Say someone from out of town goes to a bookstore in Philadelphia and buys a book. They pay sales tax on it, of course, because that’s the law. But if they’re from another state, take out their phone, and buy the exact same book in the exact same place, they won’t be charged the sales tax. Why is the law penalizing one buyer and not the other? Conversely, if a Pennsylvanian buys a book on their phone in Atlanta, why are they paying sales tax on a purchase technically made in another state? Especially when both are being purchased from a “store” in another state entirely? Where, precisely, are the state and city borders in cyberspace? That’s not the only problem.

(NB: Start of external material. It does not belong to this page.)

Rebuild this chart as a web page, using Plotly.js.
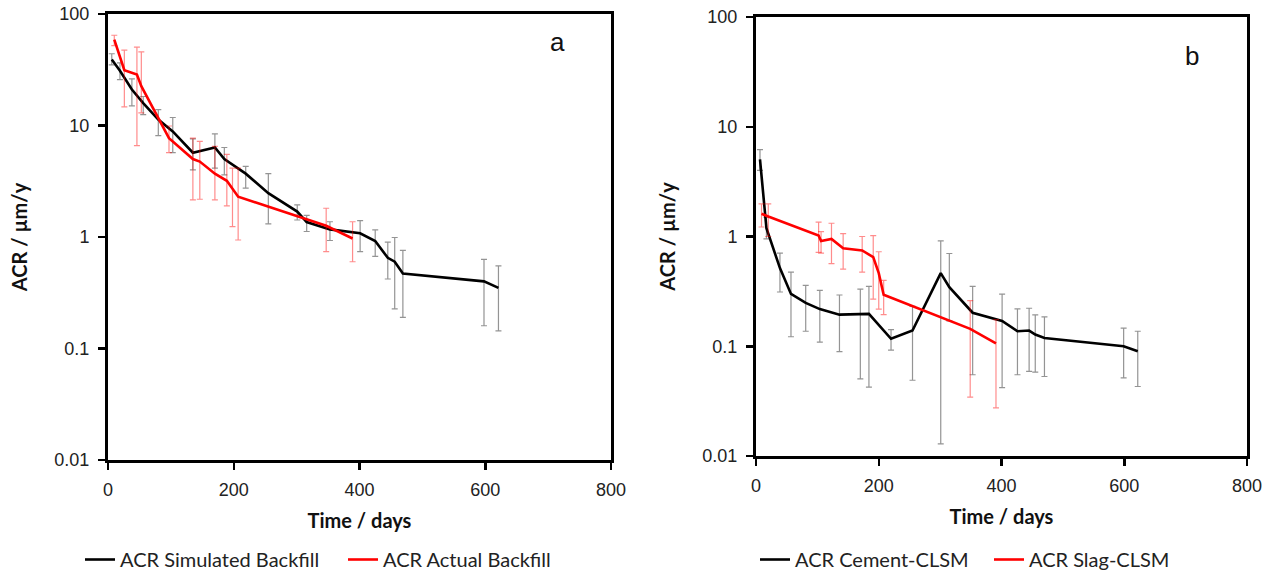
<!DOCTYPE html>
<html>
<head>
<meta charset="utf-8">
<script src="https://cdn.plot.ly/plotly-3.0.1.min.js"></script>
<style>html,body{margin:0;padding:0;background:#fff;overflow:hidden;}#chart{width:1276px;height:579px;}</style>
</head>
<body>
<div id="chart"></div>
<script>
// Panel a: ACR Simulated Backfill
const simDays = [6, 19, 38, 56, 80, 103, 135, 170, 185, 219, 255, 301, 316, 353, 401, 425, 445, 456, 469, 598, 621];
const simACR  = [39, 31, 21, 15.9, 11.3, 8.85, 5.7, 6.35, 5.0, 3.7, 2.47, 1.69, 1.36, 1.17, 1.08, 0.92, 0.65, 0.60, 0.47, 0.40, 0.35];
const simHi   = [44, 36.4, 26.2, 18.2, 13.9, 11.8, 7.6, 8.4, 6.35, 4.3, 3.7, 1.94, 1.56, 1.37, 1.40, 1.16, 0.90, 0.99, 0.76, 0.63, 0.55];
const simLo   = [35, 25.8, 15.0, 12.5, 8.1, 5.7, 4.0, 4.15, 3.6, 2.74, 1.31, 1.42, 1.12, 0.93, 0.74, 0.67, 0.42, 0.227, 0.19, 0.16, 0.144];

// Panel a: ACR Actual Backfill
const actDays = [10, 26, 46, 53, 97, 135, 146, 170, 189, 198, 207, 347, 389];
const actACR  = [59, 31.3, 28.6, 22.5, 7.7, 5.0, 4.75, 3.7, 3.19, 2.74, 2.3, 1.26, 0.97];
const actHi   = [64.5, 47.5, 50.4, 45.7, 9.9, 7.7, 7.2, 6.5, 5.5, 4.15, 4.15, 1.81, 1.37];
const actLo   = [52, 14.7, 6.6, 13, 5.7, 2.15, 2.18, 2.15, 1.9, 1.24, 0.94, 0.74, 0.60];

// Panel b: ACR Cement-CLSM
const cemDays = [6.5, 17, 39, 57, 81, 104, 136, 170, 184, 220, 255, 301, 315, 353, 401, 426, 445, 455, 470, 599, 622];
const cemACR  = [5.05, 1.19, 0.515, 0.30, 0.248, 0.218, 0.194, 0.194, 0.197, 0.117, 0.139, 0.464, 0.345, 0.202, 0.17, 0.137, 0.139, 0.128, 0.119, 0.10, 0.090];
const cemHi   = [6.2, 1.5, 0.705, 0.474, 0.359, 0.323, 0.293, 0.332, 0.351, 0.142, 0.231, 0.914, 0.70, 0.351, 0.299, 0.219, 0.222, 0.193, 0.185, 0.146, 0.137];
const cemLo   = [4.0, 0.95, 0.312, 0.122, 0.137, 0.109, 0.0895, 0.0505, 0.0424, 0.092, 0.049, 0.0129, 0.17, 0.055, 0.042, 0.055, 0.059, 0.058, 0.053, 0.0515, 0.043];

// Panel b: ACR Slag-CLSM
const slagDays = [9, 20, 102, 106, 123, 142, 173, 191, 200, 208, 349, 391];
const slagACR  = [1.61, 1.52, 1.02, 0.91, 0.95, 0.78, 0.746, 0.649, 0.464, 0.295, 0.144, 0.106];
const slagHi   = [1.98, 1.98, 1.35, 1.11, 1.32, 1.06, 1.0, 1.02, 0.726, 0.398, 0.26, 0.175];
const slagLo   = [1.22, 1.0, 0.716, 0.705, 0.565, 0.505, 0.474, 0.269, 0.218, 0.194, 0.0344, 0.0275];

const yTickVals = [0.01, 0.1, 1, 10, 100];
const yTickText = ['0.01', '0.1', '1', '10', '100'];
const xTickVals = [0, 200, 400, 600, 800];

function err(vals, hi, lo, color) {
  return {
    type: 'data', symmetric: false, visible: true,
    array: vals.map((v, i) => hi[i] - v),
    arrayminus: vals.map((v, i) => v - lo[i]),
    color: color, thickness: 1.2, width: 3
  };
}

function series(x, y, hi, lo, name, color, ecolor, xa, ya, leg) {
  return {
    type: 'scatter', mode: 'lines', x: x, y: y, name: name,
    line: {color: color, width: 2.6},
    error_y: err(y, hi, lo, ecolor),
    xaxis: xa, yaxis: ya, legend: leg
  };
}

const greyBar = 'rgba(60,60,60,0.55)';
const pinkBar = 'rgba(255,0,0,0.45)';

const data = [
  series(simDays, simACR, simHi, simLo, 'ACR Simulated Backfill', '#000000', greyBar, 'x', 'y', 'legend'),
  series(actDays, actACR, actHi, actLo, 'ACR Actual Backfill', '#ff0000', pinkBar, 'x', 'y', 'legend'),
  series(cemDays, cemACR, cemHi, cemLo, 'ACR Cement-CLSM', '#000000', greyBar, 'x2', 'y2', 'legend2'),
  series(slagDays, slagACR, slagHi, slagLo, 'ACR Slag-CLSM', '#ff0000', pinkBar, 'x2', 'y2', 'legend2')
];

const tickFont = {family: 'Liberation Sans, Arial, sans-serif', size: 18, color: '#222'};
const titleFont = {family: 'Lato, Open Sans, sans-serif', size: 20, color: '#111', weight: 'bold'};

function xAxis(domain, anchor) {
  return {
    domain: domain, anchor: anchor, range: [0, 800], tickvals: xTickVals,
    showline: true, linecolor: '#000', linewidth: 3, mirror: true,
    ticks: 'outside', ticklen: 7, tickwidth: 2.5, tickcolor: '#000', ticklabelstandoff: 4,
    showgrid: false, zeroline: false, tickfont: tickFont,
    title: {text: 'Time / days', font: titleFont, standoff: 16}
  };
}
function yAxis(domain, anchor) {
  return {
    domain: domain, anchor: anchor, type: 'log', range: [-2, 2],
    tickvals: yTickVals, ticktext: yTickText,
    showline: true, linecolor: '#000', linewidth: 3, mirror: true,
    ticks: 'outside', ticklen: 7, tickwidth: 2.5, tickcolor: '#000', ticklabelstandoff: 5,
    showgrid: false, zeroline: false, tickfont: tickFont,
    title: {text: 'ACR / µm/y', font: titleFont, standoff: 22}
  };
}

const legendFont = {family: 'Lato, Open Sans, sans-serif', size: 20, color: '#222'};

const layout = {
  width: 1276, height: 579,
  margin: {l: 0, r: 0, t: 0, b: 0},
  paper_bgcolor: '#ffffff', plot_bgcolor: '#ffffff',
  showlegend: true,
  xaxis: xAxis([108/1276, 611/1276], 'y'),
  yaxis: yAxis([1 - 460/579, 1 - 14/579], 'x'),
  xaxis2: xAxis([756/1276, 1247/1276], 'y2'),
  yaxis2: yAxis([1 - 456/579, 1 - 17/579], 'x2'),
  legend: {
    orientation: 'h', x: 80/1276, xanchor: 'left', y: 0, yanchor: 'bottom',
    font: legendFont, entrywidth: 218, entrywidthmode: 'pixels', bgcolor: 'rgba(0,0,0,0)'
  },
  legend2: {
    orientation: 'h', x: 755/1276, xanchor: 'left', y: 0, yanchor: 'bottom',
    font: legendFont, entrywidth: 189, entrywidthmode: 'pixels', bgcolor: 'rgba(0,0,0,0)'
  },
  annotations: [
    {text: 'a', xref: 'paper', yref: 'paper', x: 557/1276, y: 1 - 42/579, showarrow: false,
     xanchor: 'center', yanchor: 'middle',
     font: {family: 'Liberation Sans, Arial, sans-serif', size: 26, color: '#111'}},
    {text: 'b', xref: 'paper', yref: 'paper', x: 1192/1276, y: 1 - 56/579, showarrow: false,
     xanchor: 'center', yanchor: 'middle',
     font: {family: 'Liberation Sans, Arial, sans-serif', size: 26, color: '#111'}}
  ]
};

Plotly.newPlot('chart', data, layout, {displayModeBar: false, staticPlot: true});
</script>
</body>
</html>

The Netflix Tax Is A Stopgap

Tying sales tax to credit cards is a simple solution, but also one that offers a host of problems the law simply hasn’t dealt with yet. If somebody steals your credit card and buys $10,000 worth of Bieber singles, are you going to get the sales tax back? There’s also the question of state commitment. If somebody steals your collection of digital goods, as of right now, the police can mostly offer you a cup of coffee and a hug. But now that digital goods are being taxed in Pennsylvania, the theft of those goods means lost revenue for the state and, arguably, a commitment to follow up on those thefts. And that’s a commitment your local police department likely isn’t equipped to follow up on.

These may seem like minor, fiddly issues now, but they can explode into major problems with shocking speed. Part of the reason Amazon sold goods across the country without collecting a dime in sales tax for more than two decades was because, quite simply, it had never occurred to any politician buying things off the Internet could ever be an industry.

It would be easy to play off politicians as completely ignorant of these problems, and to be sure, some are. But every politician is aware of budget gaps, and Pennsylvania is facing a $1.3 billion gap it desperately needs to fill, and it’s far from alone. Most politicians are either looking for ways to extend current tax law, or ways to pretend it’s not a problem in the first place, and both are, legislatively, not great strategies. But roads need to get paved and schools need to open, and the money has to come from somewhere. And your Netflix subscription is as good a place as any; another target of legislators is the vaping industry, which got a few taxes of its own.

Not that it’ll help much in Pennsylvania. At six percent, and $10 a subscription, even if Pennsylvania had every one of Netflix’s 47 million subscribers in its borders, it’d still only be making $338 million a year off the tax. They’d still have another billion dollars to find.

Netflix Can’t Fix Tax Problems

The reality is, the free ride had to end sooner rather than later for Netflix fans. But the Netflix Tax betrays both a stopgap attitude towards understanding technology and a desperation for tax revenue over sensible policy that Pennsylvanians, and Chicagoans, should be worried about. A Netflix tax might be highly visible and offer us something to gripe about, but there’s a far more serious problem underneath. States need to figure out just what the tax obligations of citizens are when they buy things online, and when state borders matter or when they don’t.